**SOURCE DATA:**
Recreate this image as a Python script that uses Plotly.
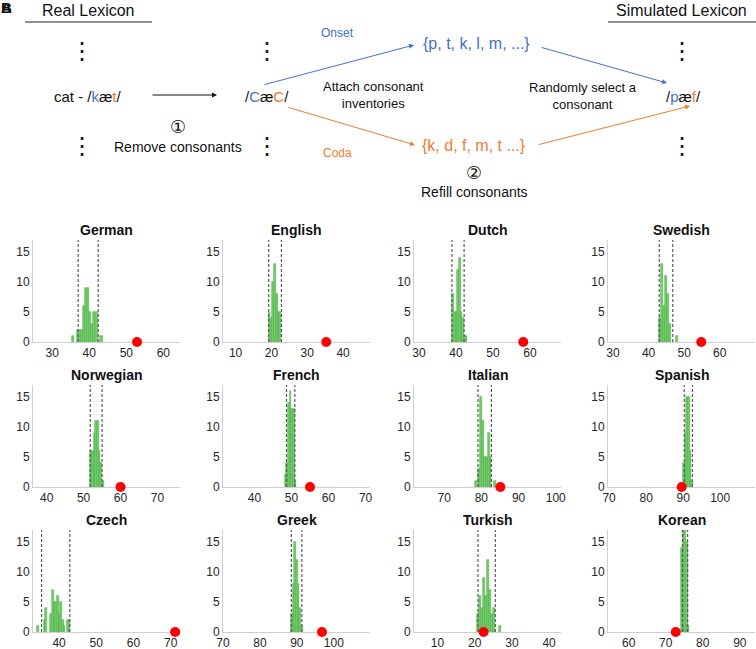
import plotly.graph_objects as go

W, H = 756, 649

LANGUAGES = ["German", "English", "Dutch", "Swedish",
             "Norwegian", "French", "Italian", "Spanish",
             "Czech", "Greek", "Turkish", "Korean"]

# observed value in the real lexicon (red dot)
OBSERVED = [52.9, 35.3, 58.2, 54.8, 60.0, 55.0, 85.1, 89.6, 71.2, 96.8, 22.4, 72.7]
# 95% interval of the simulated lexicons (dashed lines)
CI_LOW = [37.0, 19.25, 38.9, 43.0, 51.8, 48.65, 79.1, 90.3, 35.3, 88.5, 20.9, 74.5]
CI_HIGH = [42.4, 22.8, 42.2, 46.8, 55.0, 50.9, 82.7, 92.5, 42.9, 91.35, 25.55, 75.9]

# histogram of simulated lexicons: bin centres and counts
german_bins = [35.7, 37.0, 37.55, 38.1, 38.65, 39.2, 39.75, 40.3, 40.85, 41.4, 41.95, 43.3]
german_counts = [1, 2, 2, 2, 6, 9, 9, 5, 3, 5, 5, 1]
english_bins = [19.45, 19.95, 20.45, 20.95, 21.45, 21.95, 22.45]
english_counts = [5, 4, 10, 13, 8, 5, 5]
dutch_bins = [39.2, 39.65, 40.1, 40.55, 41.0, 41.45, 41.9, 42.35, 42.8]
dutch_counts = [8, 5, 5, 12, 14, 5, 4, 1, 1]
swedish_bins = [43.3, 43.85, 44.4, 44.95, 45.5, 46.05, 48.0]
swedish_counts = [4, 13, 6, 11, 8, 3, 1]
norwegian_bins = [52.05, 52.5, 52.95, 53.4, 53.85, 54.3, 54.75, 55.2]
norwegian_counts = [6, 6, 9, 11, 11, 6, 4, 1]
french_bins = [48.4, 48.85, 49.3, 49.75, 50.2, 50.65, 51.1]
french_counts = [2, 4, 14, 16, 13, 13, 1]
italian_bins = [78.6, 79.4, 79.95, 80.45, 80.95, 81.45, 81.95, 82.45, 83.6]
italian_counts = [1, 3, 15, 11, 5, 5, 9, 5, 1]
spanish_bins = [90.2, 90.65, 91.1, 91.55, 92.0, 92.45]
spanish_counts = [4, 9, 15, 15, 6, 1]
czech_bins = [34.4, 36.1, 36.55, 37.9, 38.35, 38.8, 39.25, 39.7, 40.15, 40.6, 41.05, 41.5, 42.4, 42.85]
czech_counts = [1, 2, 4, 3, 7, 5, 5, 6, 3, 5, 2, 1, 2, 2]
greek_bins = [88.65, 89.1, 89.55, 90.0, 90.45, 90.9, 91.35]
greek_counts = [3, 8, 15, 12, 8, 4, 1]
turkish_bins = [20.9, 21.45, 22.0, 22.55, 23.1, 23.65, 24.2, 24.75, 25.3, 26.7]
turkish_counts = [3, 6, 4, 9, 6, 12, 7, 3, 4, 1]
korean_bins = [74.3, 74.75, 75.2, 75.65, 76.05]
korean_counts = [14, 17, 17, 15, 1]

BINS = [german_bins, english_bins, dutch_bins, swedish_bins,
        norwegian_bins, french_bins, italian_bins, spanish_bins,
        czech_bins, greek_bins, turkish_bins, korean_bins]
COUNTS = [german_counts, english_counts, dutch_counts, swedish_counts,
          norwegian_counts, french_counts, italian_counts, spanish_counts,
          czech_counts, greek_counts, turkish_counts, korean_counts]

X_TICKS = [[30, 40, 50, 60], [10, 20, 30, 40], [30, 40, 50, 60], [30, 40, 50, 60],
           [40, 50, 60, 70], [40, 50, 60, 70], [70, 80, 90, 100], [70, 80, 90, 100],
           [40, 50, 60, 70], [70, 80, 90, 100], [10, 20, 30, 40], [60, 70, 80, 90]]
Y_TICKS = [0, 5, 10, 15]

# axis ranges and bar widths (layout)
X_RANGES = [[24.8, 64.5], [6.5, 47.5], [28.65, 68.4], [28.6, 69.9],
            [36.3, 76.1], [31.5, 71.2], [61.9, 101.4], [69.7, 109.4],
            [33.0, 72.5], [70.0, 109.8], [3.7, 43.2], [54.4, 94.1]]
BAR_W = [0.55, 0.5, 0.45, 0.55, 0.45, 0.45, 0.5, 0.45, 0.45, 0.45, 0.55, 0.45]

COL_X = [(33, 180), (223, 370), (414, 561), (608, 755)]
ROW_Y = [(240, 342), (385, 487), (530, 632)]

FONT = "Liberation Sans Narrow, Liberation Sans, Arial, sans-serif"
DFONT = "Liberation Sans, Arial, sans-serif"
BLUE = "#4472C4"
ORANGE = "#ED7D31"


def fx(px):
    return px / W


def fy(py):
    return 1 - py / H


fig = go.Figure()
annotations = []
shapes = []
layout = {}

for i, lang in enumerate(LANGUAGES):
    r, c = divmod(i, 4)
    k = i + 1
    xs = "x" if k == 1 else f"x{k}"
    ys = "y" if k == 1 else f"y{k}"
    x0, x1 = COL_X[c]
    y0, y1 = ROW_Y[r]

    fig.add_trace(go.Bar(
        x=BINS[i], y=COUNTS[i], width=BAR_W[i], xaxis=xs, yaxis=ys,
        marker=dict(color="#72cf69", line=dict(color="#4fae4a", width=0.6)),
        showlegend=False,
    ))
    fig.add_trace(go.Scatter(
        x=[CI_LOW[i], CI_LOW[i], None, CI_HIGH[i], CI_HIGH[i]],
        y=[0, 17, None, 0, 17], xaxis=xs, yaxis=ys, mode="lines",
        line=dict(color="#5a5a5a", width=1.2, dash="3px,2px"),
        showlegend=False,
    ))
    fig.add_trace(go.Scatter(
        x=[OBSERVED[i]], y=[0], xaxis=xs, yaxis=ys, mode="markers",
        marker=dict(color="#ff0000", size=10), cliponaxis=False,
        showlegend=False,
    ))

    xname = "xaxis" if k == 1 else f"xaxis{k}"
    yname = "yaxis" if k == 1 else f"yaxis{k}"
    layout[xname] = dict(
        domain=[fx(x0), fx(x1)], range=X_RANGES[i], tickvals=X_TICKS[i],
        anchor=ys, showline=True, linecolor="#cfcfcf", linewidth=1,
        ticks="", showgrid=False, zeroline=False, automargin=False,
        layer="below traces",
        tickfont=dict(family=FONT, size=12, color="#262626"),
    )
    layout[yname] = dict(
        domain=[fy(y1), fy(y0)], range=[0, 17], tickvals=Y_TICKS,
        anchor=xs, showline=True, linecolor="#cfcfcf", linewidth=1,
        ticks="", showgrid=False, zeroline=False, automargin=False,
        layer="below traces",
        tickfont=dict(family=FONT, size=12, color="#262626"),
    )
    annotations.append(dict(
        x=fx((x0 + x1) / 2), y=fy(y0 - 10), xref="paper", yref="paper",
        xanchor="center", yanchor="middle",
        text=f"<b>{lang}</b>", showarrow=False,
        font=dict(family=FONT, size=14, color="#111111"),
    ))


def txt(px, py, s, size=14, color="#111111", family=DFONT):
    annotations.append(dict(
        x=fx(px), y=fy(py), xref="paper", yref="paper", text=s,
        xanchor="center", yanchor="middle",
        showarrow=False, font=dict(family=family, size=size, color=color),
    ))


def arrow(tx, ty, hx, hy, color):
    annotations.append(dict(
        x=fx(hx), y=fy(hy), xref="paper", yref="paper", text="",
        ax=tx - hx, ay=ty - hy, showarrow=True, arrowhead=2,
        arrowsize=1, arrowwidth=1, arrowcolor=color,
    ))


# panel label
txt(6, 8, "<b>A</b>", size=15)
txt(6, 8, "<b>B</b>", size=15)

# headers
txt(88, 10, "Real Lexicon", size=16)
txt(681, 10, "Simulated Lexicon", size=16)
for a, b in [(25, 152), (608, 756)]:
    shapes.append(dict(type="line", xref="paper", yref="paper",
                       x0=fx(a), x1=fx(b), y0=fy(22), y1=fy(22),
                       line=dict(color="#6b6b6b", width=1.5)))

# vertical ellipses
for ex in (82, 267, 682):
    for ey in (51, 146):
        txt(ex, ey, "⋮", size=24, family="DejaVu Sans")

txt(88, 96, f'cat - /<span style="color:{BLUE}">k</span>æ'
            f'<span style="color:{ORANGE}">t</span>/', size=15)
arrow(151, 95, 217, 95, "#111111")
txt(267, 96, f'/<span style="color:{BLUE}">C</span>æ'
             f'<span style="color:{ORANGE}">C</span>/', size=15)
txt(178, 126, "①", size=18, family="DejaVu Sans")
txt(178, 147, "Remove consonants", size=14)

arrow(263, 85, 414, 45, BLUE)
arrow(287, 107, 415, 145, ORANGE)
txt(337, 33, "Onset", size=12, color=BLUE)
txt(337, 153, "Coda", size=12, color=ORANGE)
txt(373, 95, "Attach consonant<br>inventories", size=13)

txt(476, 43, "{p, t, k, l, m, ...}", size=16, color=BLUE)
txt(474, 145, "{k, d, f, m, t ...}", size=16, color=ORANGE)
txt(474, 172, "②", size=18, family="DejaVu Sans")
txt(474, 192, "Refill consonants", size=14)

arrow(540, 47, 667, 83, BLUE)
arrow(537, 145, 690, 106, ORANGE)
txt(583, 96, "Randomly select a<br>consonant", size=13)
txt(683, 97, f'/<span style="color:{BLUE}">p</span>æ'
             f'<span style="color:{ORANGE}">f</span>/', size=15)

fig.update_layout(
    template="none",
    width=W, height=H, margin=dict(l=0, r=0, t=0, b=0, autoexpand=False),
    paper_bgcolor="white", plot_bgcolor="white",
    bargap=0, showlegend=False,
    annotations=annotations, shapes=shapes, **layout,
)

# the page body has a default 8px margin; remove it so the figure fills the window
fig.write_html("out.html", config={"displayModeBar": False},
               post_script="document.body.style.margin = '0';")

**STATED EXERCISE:**
From the top of the listing above, repeat each line exactly until you reach the line containing "91.35, 25.55, 75.9]", and repeat that one too. Leave the pictures out.

**TASK ANSWER:**
Recreate this image as a Python script that uses Plotly.
import plotly.graph_objects as go

W, H = 756, 649

LANGUAGES = ["German", "English", "Dutch", "Swedish",
             "Norwegian", "French", "Italian", "Spanish",
             "Czech", "Greek", "Turkish", "Korean"]

# observed value in the real lexicon (red dot)
OBSERVED = [52.9, 35.3, 58.2, 54.8, 60.0, 55.0, 85.1, 89.6, 71.2, 96.8, 22.4, 72.7]
# 95% interval of the simulated lexicons (dashed lines)
CI_LOW = [37.0, 19.25, 38.9, 43.0, 51.8, 48.65, 79.1, 90.3, 35.3, 88.5, 20.9, 74.5]
CI_HIGH = [42.4, 22.8, 42.2, 46.8, 55.0, 50.9, 82.7, 92.5, 42.9, 91.35, 25.55, 75.9]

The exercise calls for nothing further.